Interpersonal EDGE: Read Your Boss’s Mind!

By Dr. Daneen Skube
Tribune Media Services
 
  Q. What kind of opinion does my boss have of me when anytime I have a conversation with him he either laughs at me or contradicts me?  Consequently, I don’t ask him questions or speak to him unless I really have to. How do I know what he thinks?  
 
  A. You can try calling your local “Workplace Psychic Friend’s Hotline,” or you can ask your boss about his behavior. Believe it or not, asking your boss questions about his tendency to laugh or contradict won’t land you in hot water if you follow the strategy I’m about to offer you.
 
  Consider the last time you saw a small child widen his eyes and ask a simple but powerful question. No one takes offense at such innocent curiosity and almost everyone will provide some information to such a nonthreatening way of getting information.
 
  Your job is to make sure you don’t use a sarcastic or angry tone of voice or body language when you ask your boss to give you data about his laugh or contradiction and use the wide-eyed curiosity of a child.
 
  Let’s do some time travel together as you are reading. Flash forward … you are in conversation with your boss about the budget for 2012 and he laughs. Instead of making anything up about his behavior, stop, breath, and say: “I noticed you laughed about our budget. Can you give me information about that?”
 
  Flash forward again … you are conversing with your boss about the budget for 2012 and he contradicts the amount of money you need to spend for office equipment. You stop, breathe, and say: “It sounds like when you added up the amounts it will cost to buy the equipment you come up with another number.

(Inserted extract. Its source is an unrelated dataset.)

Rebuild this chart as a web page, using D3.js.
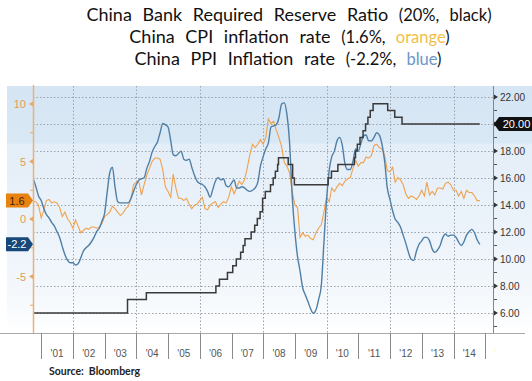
<!DOCTYPE html>
<html><head><meta charset="utf-8">
<script src="https://cdn.jsdelivr.net/npm/d3@7"></script>
<style>body{margin:0;background:#fff}svg{display:block}</style>
</head><body>
<svg id="c" width="532" height="381"></svg>
<script>
// ---------- DATA ----------
// monthly observations, first = Sep 2000, last = Oct 2014 (plotted at month end)
const firstYear = 2000, firstMonth = 9;
const cpi = [
 1.5,1.5,1.2,0.1,
 0.8,1.6,1.7,1.4,1.5,1.4,1.0,0.2,0.6,0.0,-0.3,-0.8,
 -0.1,-0.6,-1.2,-1.0,-0.8,-0.9,-0.7,-0.7,-0.8,-0.7,-0.4,0.2,
 0.4,0.6,1.1,0.9,0.6,0.3,0.5,0.9,1.1,1.8,3.0,3.2,
 3.2,2.1,3.0,3.8,4.4,5.0,5.3,5.3,5.2,4.3,2.8,2.4,
 1.9,3.9,2.7,1.8,1.8,1.6,1.8,1.3,0.9,1.2,1.3,1.6,
 1.9,0.9,0.8,1.2,1.4,1.5,1.0,1.3,1.5,1.4,1.9,2.8,
 2.2,2.7,3.3,3.0,3.4,4.4,5.6,6.5,6.2,6.5,6.9,6.5,
 7.1,8.7,8.3,8.5,7.7,7.1,6.3,4.9,4.6,4.0,2.4,1.2,
 1.0,-1.6,-1.2,-1.5,-1.4,-1.7,-1.8,-1.2,-0.8,-0.5,0.6,1.9,
 1.5,2.7,2.4,2.8,3.1,2.9,3.3,3.5,3.6,4.4,5.1,4.6,
 4.9,4.9,5.4,5.3,5.5,6.4,6.5,6.2,6.1,5.5,4.2,4.1,
 4.5,3.2,3.6,3.4,3.0,2.2,1.8,2.0,1.9,1.7,2.0,2.5,
 2.0,3.2,2.1,2.4,2.1,2.7,2.7,2.6,3.1,3.2,3.0,2.5,
 2.5,2.0,2.4,1.8,2.5,2.3,2.3,2.0,1.6,1.6
];
const ppi = [
 3.5,2.8,2.0,1.6,
 0.9,0.4,0.1,-0.3,-0.6,-1.1,-1.6,-2.4,-3.1,-3.6,-3.8,-3.8,
 -4.0,-3.9,-3.4,-2.8,-2.5,-2.3,-2.0,-1.6,-1.1,-0.8,-0.2,0.5,
 2.4,4.0,4.5,2.8,1.5,1.4,1.4,1.4,1.4,1.8,2.4,3.0,
 3.4,3.5,3.6,4.4,5.0,5.8,6.3,6.7,7.5,8.3,8.2,8.0,
 6.8,5.6,5.5,5.7,5.9,5.2,5.1,5.2,4.5,3.8,3.3,3.1,
 3.0,2.8,2.4,1.9,2.6,3.3,3.6,3.4,3.5,2.9,2.8,3.1,
 3.4,2.7,2.7,2.8,2.7,2.5,2.4,2.5,2.7,3.2,4.6,5.4,
 6.1,6.6,8.0,8.1,8.2,8.8,10.0,10.1,9.1,6.6,2.0,-1.1,
 -3.3,-4.5,-6.0,-6.6,-7.2,-7.8,-8.2,-7.9,-7.0,-5.8,-2.1,1.7,
 4.3,5.4,5.9,6.8,7.1,6.4,4.8,4.3,4.3,5.0,6.1,5.9,
 6.6,7.2,7.3,6.8,6.8,7.1,7.5,7.3,6.5,5.0,2.7,1.7,
 0.7,0.0,-0.3,-0.7,-1.4,-2.1,-2.9,-3.5,-3.6,-2.8,-2.2,-1.9,
 -1.6,-1.6,-1.9,-2.6,-2.9,-2.7,-2.3,-1.6,-1.3,-1.5,-1.4,-1.4,
 -1.6,-2.0,-2.3,-2.0,-1.4,-1.1,-0.9,-1.2,-1.8,-2.2
];
const rrrDates = ["2000-09-30","2003-09-21","2004-04-25","2006-07-05","2006-08-15","2006-11-15",
 "2007-01-15","2007-02-25","2007-04-16","2007-05-15","2007-06-05","2007-08-15","2007-09-25",
 "2007-10-25","2007-11-26","2007-12-25","2008-01-25","2008-03-25","2008-04-25","2008-05-20",
 "2008-06-15","2008-06-25","2008-10-15","2008-12-05","2008-12-25","2010-01-18","2010-02-25",
 "2010-05-10","2010-11-16","2010-11-29","2010-12-20","2011-01-20","2011-02-24","2011-03-25",
 "2011-04-21","2011-05-18","2011-06-20","2011-12-05","2012-02-24","2012-05-18","2014-10-31"];
const rrrValues = [6,7,7.5,8,8.5,9,9.5,10,10.5,11,11.5,12,12.5,13,13.5,14.5,15,15.5,16,16.5,
 17,17.5,17,16,15.5,16,16.5,17,17.5,18,18.5,19,19.5,20,20.5,21,21.5,21,20.5,20,20];
const leftTicks = [10,5,0,-5];
const leftMinor = [7.5,2.5,-2.5,-7.5];
const rightTicks = [22,20,18,16,14,12,10,8,6];
const rightMinor = [21,19,17,15,13,11,9,7,5];
const gridYears = [2002,2004,2006,2008,2010,2012,2014];
const yearLabels = ["'01","'02","'03","'04","'05","'06","'07","'08","'09","'10","'11","'12","'13","'14","'15"];
const firstLabelYear = 2001;
const lastCPI = "1.6", lastPPI = "-2.2", lastRRR = "20.00";
const titles = [
 ["China Bank Required Reserve Ratio ", "(20%, ", "black", ")", null],
 ["China CPI inflation rate ", "(1.6%, ", "orange", ")", "#f0c04a"],
 ["China PPI Inflation rate ", "(-2.2%, ", "blue", ")", "#6b96c8"]
];
const sourceText = "Source:  Bloomberg";

// ---------- LAYOUT ----------
const svg = d3.select("#c");
const P = {l:33, r:493, t:86, b:333};
const x = d3.scaleTime().domain([new Date(2001,0,1), new Date(2015,0,1)]).range([41.3, 485.2]);
const yL = d3.scaleLinear().domain([0,10]).range([219,104]);
const yR = d3.scaleLinear().domain([6,22]).range([313,97]);
const monthDate = i => new Date(firstYear, firstMonth + i, 0);

const defs = svg.append("defs");
const g = defs.append("linearGradient").attr("id","bg").attr("x1",0).attr("x2",0).attr("y1",0).attr("y2",1);
[[0,"#d5e5f3"],[0.23,"#d9e8f5"],[0.235,"#e4eef8"],[0.6,"#ecf3fa"],[0.84,"#f4f8fc"],[1,"#ffffff"]]
 .forEach(([o,c])=>g.append("stop").attr("offset",o).attr("stop-color",c));
defs.append("clipPath").attr("id","plot").append("rect")
 .attr("x",P.l).attr("y",P.t).attr("width",P.r-P.l).attr("height",P.b-P.t);
defs.append("clipPath").attr("id","lab").append("rect")
 .attr("x",0).attr("y",P.b).attr("width",P.r+2).attr("height",40);

svg.append("rect").attr("x",7).attr("y",P.t).attr("width",532-7).attr("height",P.b-P.t).attr("fill","url(#bg)");

// grid
svg.append("g").selectAll("line").data(rightTicks).join("line")
 .attr("x1",P.l).attr("x2",P.r).attr("y1",d=>yR(d)+0.5).attr("y2",d=>yR(d)+0.5)
 .attr("stroke","#9aa3ad").attr("stroke-width",1).attr("stroke-dasharray","1.5,2");
svg.append("g").selectAll("line").data(gridYears).join("line")
 .attr("x1",d=>Math.round(x(new Date(d,0,1)))+0.5).attr("x2",d=>Math.round(x(new Date(d,0,1)))+0.5)
 .attr("y1",P.t).attr("y2",P.b).attr("stroke","#9aa3ad").attr("stroke-dasharray","1.5,2");

// lines
const plot = svg.append("g").attr("clip-path","url(#plot)");
plot.append("path").datum(cpi).attr("fill","none").attr("stroke","#efa24e").attr("stroke-width",1.1)
 .attr("d", d3.line().x((d,i)=>x(monthDate(i))).y(d=>yL(d)));
plot.append("path").datum(ppi).attr("fill","none").attr("stroke","#4f7fa6").attr("stroke-width",1.4)
 .attr("d", d3.line().x((d,i)=>x(monthDate(i))).y(d=>yL(d)).curve(d3.curveMonotoneX));
const rrr = rrrDates.map((d,i)=>({d:d3.timeParse("%Y-%m-%d")(d), v:rrrValues[i]}));
plot.append("path").datum(rrr).attr("fill","none").attr("stroke","#3a3a3a").attr("stroke-width",1.5)
 .attr("d", d3.line().x(d=>x(d.d)).y(d=>yR(d.v)).curve(d3.curveStepAfter));

// left axis
svg.append("line").attr("x1",P.l+0.5).attr("x2",P.l+0.5).attr("y1",P.t-1).attr("y2",P.b)
 .attr("stroke","#e9b27a").attr("stroke-width",1.5);
const la = svg.append("g");
leftTicks.forEach(v=>{
  const yy=yL(v);
  la.append("path").attr("d",`M${P.l},${yy-2.5}L${P.l-4},${yy}L${P.l},${yy+2.5}Z`).attr("fill","#e9a866");
  la.append("text").attr("x",P.l-7).attr("y",yy+4).attr("text-anchor","end")
   .attr("font-family","Liberation Sans, Arial").attr("font-size",11).attr("fill","#e59a55").text(v);
});
leftMinor.forEach(v=>la.append("line").attr("x1",P.l-3).attr("x2",P.l).attr("y1",yL(v)).attr("y2",yL(v)).attr("stroke","#e9a866"));

// right axis
svg.append("line").attr("x1",P.r+0.5).attr("x2",P.r+0.5).attr("y1",P.t).attr("y2",P.b)
 .attr("stroke","#7f8890").attr("stroke-width",1);
const ra = svg.append("g");
rightTicks.forEach(v=>{
  const yy=yR(v);
  ra.append("path").attr("d",`M${P.r+1},${yy-2.5}L${P.r+5},${yy}L${P.r+1},${yy+2.5}Z`).attr("fill","#333");
  if (v!==20) ra.append("text").attr("x",P.r+7).attr("y",yy+3.5)
   .attr("font-family","Liberation Sans, Arial").attr("font-size",10).attr("fill","#333").text(v.toFixed(2));
});
rightMinor.forEach(v=>ra.append("line").attr("x1",P.r+1).attr("x2",P.r+4).attr("y1",yR(v)).attr("y2",yR(v)).attr("stroke","#555"));

// badges
function badge(xTip, yy, w, dir, fill, tc, txt){
  const h=7;
  const xb = xTip - dir*5, xe = xTip - dir*w;
  svg.append("path").attr("d",`M${xTip},${yy}L${xb},${yy-h}L${xe},${yy-h}L${xe},${yy+h}L${xb},${yy+h}Z`).attr("fill",fill);
  svg.append("text").attr("x",(xb+xe)/2).attr("y",yy+4).attr("text-anchor","middle")
   .attr("font-family","Liberation Sans, Arial").attr("font-size",11).attr("fill",tc).text(txt);
}
badge(P.l, yL(+lastCPI), 27, 1, "#e8830f", "#4a2200", lastCPI);
badge(P.l, yL(+lastPPI), 27, 1, "#16497a", "#ffffff", lastPPI);
badge(P.r+1, yR(+lastRRR), 40, -1, "#111111", "#ffffff", lastRRR);

// bottom axis
svg.append("line").attr("x1",0).attr("x2",525).attr("y1",P.b+0.5).attr("y2",P.b+0.5).attr("stroke","#a9a9a9");
const years = yearLabels.map((l,i)=>firstLabelYear+i);
svg.append("g").selectAll("line").data(years).join("line")
 .attr("x1",d=>Math.round(x(new Date(d,0,1)))+0.5).attr("x2",d=>Math.round(x(new Date(d,0,1)))+0.5)
 .attr("y1",P.b).attr("y2",P.b+26).attr("stroke","#8a8a8a");
svg.append("g").attr("clip-path","url(#lab)").selectAll("text").data(yearLabels).join("text")
 .attr("x",(d,i)=>x(new Date(firstLabelYear+i,6,1))).attr("y",P.b+24).attr("text-anchor","middle")
 .attr("font-family","Liberation Sans, Arial").attr("font-size",10).attr("fill","#555").text(d=>d);

// source
svg.append("text").attr("x",49).attr("y",375).attr("font-family","Lato, Open Sans, sans-serif")
 .attr("font-weight","bold").attr("font-size",10.5).attr("fill","#222").attr("xml:space","preserve").text(sourceText);

// titles: fixed size, widened with word spacing to match reference widths
const targets = [[289,20.5,428],[289.5,42.7,335],[288,65,320]];
titles.forEach((t,i)=>{
  const [cx,by,tw]=targets[i];
  const tx = svg.append("text").attr("x",cx).attr("y",by).attr("text-anchor","middle")
    .attr("font-family","Lato, Open Sans, sans-serif").attr("fill","#111").attr("xml:space","preserve");
  tx.append("tspan").attr("font-size",18).text(t[0]);
  tx.append("tspan").attr("font-size",16.5).text(t[1]);
  tx.append("tspan").attr("font-size",16.5).attr("fill",t[4]||"#111").text(t[2]);
  tx.append("tspan").attr("font-size",16.5).text(t[3]);
  const w = tx.node().getComputedTextLength();
  const nSpaces = (t.slice(0,4).join("").match(/ /g)||[]).length;
  if (w < tw && nSpaces) tx.attr("word-spacing", Math.min(6,(tw-w)/nSpaces));
});
</script>
</body></html>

Can you tell me about that?”
 
  Now come back into the present moment with me and notice there is nothing that will happen if you ask these questions except your boss will give you actual information about his reactions. Although I’m not the Workplace Psychic Friends Hotline, I predict that you will discover his laughs and contradictions are not personal. He simply has a different opinion or idea than the one you expressed.
 
  Most of us make one major mistake over and over again. We think everything that everyone does is about us. The truth is almost nothing anyone does is about us. People are just too darn busy thinking about themselves to give us that much attention.
 
  Once you know what your boss believes, you can give him better information if he is missing data, or you will have better information if you are missing data, and you won’t have to avoid him because you think his reactions mean he doesn’t like you.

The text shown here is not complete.